Exact results for some linear and nonlinear beam-beam effects

Abstract

The nonlinear equation of a motion for a particle’s displacement from its ideal orbit in a storage ring, when ’’kicked’’ by a second (periodically) colliding beam, can be translated into a nonlinear difference equation. Near the center of the beam this equation is virtually linear and we obtain the (Mathieu‐like) regions of (in)stability, and all other properties there, analytically and in closed form. Adding in the slow (synchrotron) oscillations along the (now) ’bunched’ beam, as a square wave modulation, another analytic expression is found which simply shows that if the p e a k beam‐beam force,during a synchrotron oscillation, exceeds the previous (in)stability border, instability arises in this case.

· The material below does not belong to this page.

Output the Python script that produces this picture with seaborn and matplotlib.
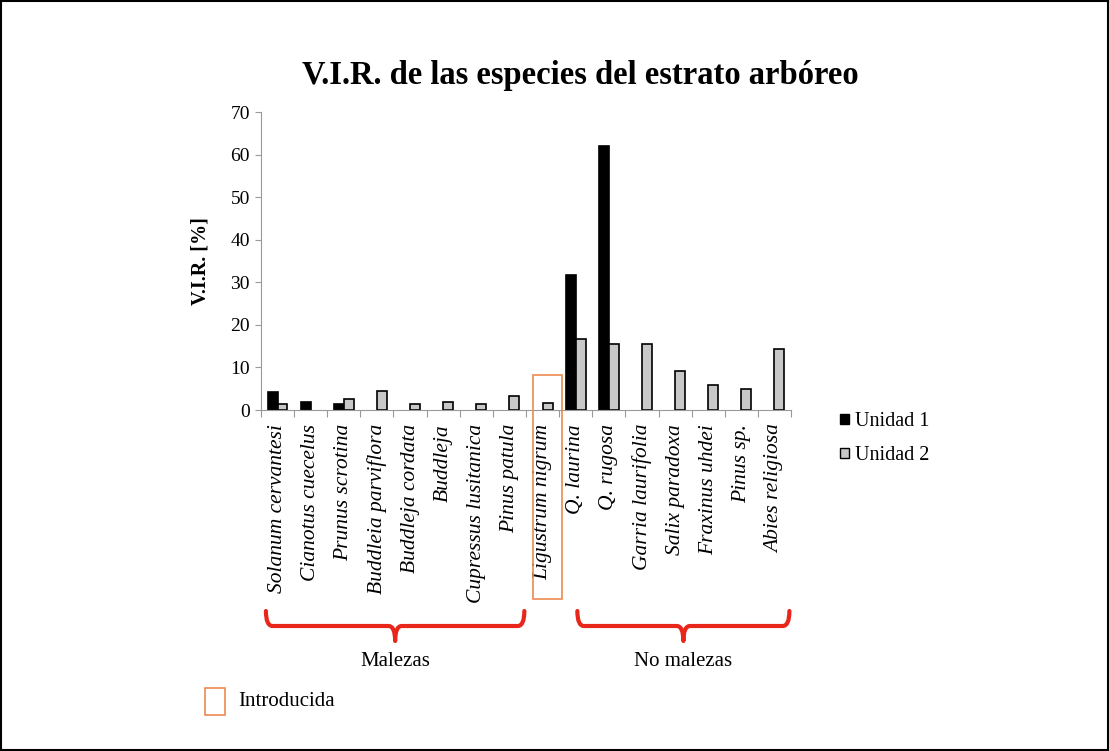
import numpy as np
import pandas as pd
import seaborn as sns
import matplotlib
matplotlib.use("Agg")
import matplotlib.pyplot as plt
from matplotlib.path import Path
from matplotlib.patches import PathPatch, Rectangle
import matplotlib.transforms as mtransforms

species = ["Solanum cervantesi", "Cianotus cuecelus", "Prunus scrotina",
           "Buddleia parviflora", "Buddleja cordata", "Buddleja",
           "Cupressus lusitanica", "Pinus patula", "Ligustrum nigrum",
           "Q. laurina", "Q. rugosa", "Garria laurifolia", "Salix paradoxa",
           "Fraxinus uhdei", "Pinus sp.", "Abies religiosa"]
unidad1 = [4.2, 1.9, 1.4, np.nan, np.nan, np.nan, np.nan, np.nan, np.nan,
           31.8, 62.1, np.nan, np.nan, np.nan, np.nan, np.nan]
unidad2 = [1.4, np.nan, 2.5, 4.4, 1.5, 1.9, 1.5, 3.3, 1.7,
           16.6, 15.6, 15.4, 9.2, 5.9, 4.9, 14.4]
series_names = ["Unidad 1", "Unidad 2"]
groups = [("Malezas", 0, 7), ("No malezas", 9, 15)]
introduced = ["Ligustrum nigrum"]

df = pd.DataFrame({
    "Especie": species * 2,
    "Serie": [series_names[0]] * len(species) + [series_names[1]] * len(species),
    "VIR": unidad1 + unidad2,
})

sns.set_theme(style="white")
plt.rcParams["font.family"] = ["Liberation Serif", "DejaVu Serif"]
for k in ["text.color", "axes.labelcolor", "xtick.labelcolor", "ytick.labelcolor"]:
    plt.rcParams[k] = "black"

fig = plt.figure(figsize=(11.09, 7.51), dpi=100)
ax = fig.add_axes([0.2353, 0.454, 0.478, 0.3968])

colors = {"Unidad 1": "#000000", "Unidad 2": "#c8c8c8"}
sns.barplot(data=df, x="Especie", y="VIR", hue="Serie", order=species,
            hue_order=series_names, palette=colors, width=0.6,
            edgecolor="black", linewidth=1.2, ax=ax, legend=False)

ax.set_ylim(0, 70)
ax.set_xlim(-0.5, len(species) - 0.5)
ax.set_yticks(np.arange(0, 71, 10))
ax.tick_params(axis="y", labelsize=14, length=4, width=0.8, color="#999999",
               direction="out", left=True, pad=4, labelcolor="black")
ax.set_xticks(np.arange(len(species)))
ax.set_xticklabels(species, rotation=90, fontsize=15.5, fontstyle="italic",
                   va="top", ha="center", color="black")
ax.tick_params(axis="x", length=0, pad=10)
ax.set_xticks(np.arange(len(species) + 1) - 0.5, minor=True)
ax.tick_params(axis="x", which="minor", length=5, width=0.8, color="#999999",
               direction="out", bottom=True)
ax.set_xlabel("")
ax.set_ylabel("V.I.R. [%]", fontsize=14.5, fontweight="bold", labelpad=14,
              color="black")
for s in ["top", "right"]:
    ax.spines[s].set_visible(False)
for s in ["left", "bottom"]:
    ax.spines[s].set_color("#999999")
    ax.spines[s].set_linewidth(0.8)

fig.text(0.523, 0.9, "V.I.R. de las especies del estrato arbóreo",
         ha="center", va="center", fontsize=23.5, fontweight="bold",
         color="black")

# legend
handles = [Rectangle((0, 0), 1, 1, facecolor=colors[n], edgecolor="black",
                     linewidth=1) for n in series_names]
leg = fig.legend(handles, series_names, loc="upper left",
                 bbox_to_anchor=(0.7505, 0.462), frameon=False, fontsize=14.5,
                 handlelength=0.45, handleheight=0.45, handletextpad=0.3,
                 labelspacing=0.75, borderaxespad=0)
for t in leg.get_texts():
    t.set_color("black")

# introduced box around Ligustrum
blend = mtransforms.blended_transform_factory(ax.transData, fig.transFigure)
orange = "#ED8A50"
for name in introduced:
    i = species.index(name)
    x0 = i + 0.15 - 0.45
    ytop = fig.transFigure.inverted().transform(ax.transData.transform((0, 8.3)))[1]
    ybot = 1 - 599 / 751
    r = Rectangle((x0, ybot), 0.9, ytop - ybot, transform=blend,
                  fill=False, edgecolor=orange, linewidth=1.2, clip_on=False)
    fig.add_artist(r)

# braces
red = "#E8261A"
def brace(xa, xb, ytop, ymid, ytip, d=0.2):
    xm = (xa + xb) / 2
    verts = [(xa, ytop), (xa, ymid), (xa + d, ymid), (xa + d, ymid),
             (xm - d, ymid),
             (xm, ymid), (xm, ytip), (xm, ymid), (xm + d, ymid),
             (xb - d, ymid),
             (xb, ymid), (xb, ytop)]
    codes = [Path.MOVETO, Path.CURVE3, Path.CURVE3, Path.LINETO, Path.LINETO,
             Path.CURVE3, Path.CURVE3, Path.CURVE3, Path.CURVE3, Path.LINETO,
             Path.CURVE3, Path.CURVE3]
    p = PathPatch(Path(verts, codes), transform=blend, fill=False,
                  edgecolor=red, linewidth=3, clip_on=False,
                  capstyle="round", joinstyle="round")
    fig.add_artist(p)

yb_top = 1 - 611 / 751
yb_mid = 1 - 626 / 751
yb_tip = 1 - 641 / 751
for label, a, b in groups:
    xa, xb = a - 0.35, b + 0.45
    if a > 0:
        xa = a + 0.05
    brace(xa, xb, yb_top, yb_mid, yb_tip)
    fig.text((xa + xb) / 2, 1 - 661 / 751, label, transform=blend,
             ha="center", va="center", fontsize=15, color="black")

# Introducida legend
fig.add_artist(Rectangle((205 / 1109, 1 - 715 / 751), 20 / 1109, 27 / 751,
                         transform=fig.transFigure, fill=False,
                         edgecolor=orange, linewidth=1.2))
fig.text(238 / 1109, 1 - 701 / 751, "Introducida", ha="left", va="center",
         fontsize=15, color="black")

# figure border
fig.add_artist(Rectangle((0.001, 0.001), 0.998, 0.998, transform=fig.transFigure,
                         fill=False, edgecolor="black", linewidth=1.5))

fig.savefig("out.png", dpi=100)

The order periodic solutions (resonances) are obtained for any, odd, non‐linear b‐b force, indicating that the planned tune for ’’ISABELLE’’ may be too close to a major (period 4) resonances. Approximating the actual (error function) b‐b force by a (3‐) piece‐wise‐linear force (itself the exact b‐b force for a rectangular beam) a region of nonlinear stability for all time is found (in ISABELLE as ’’Δν’’?0.03) which is about 50% wider than the width of the beam. This sizable region of nonlinear stability is bordered by an invariant curve, constructed with the aid of a technique employed earlier by McMillan and by Laslett.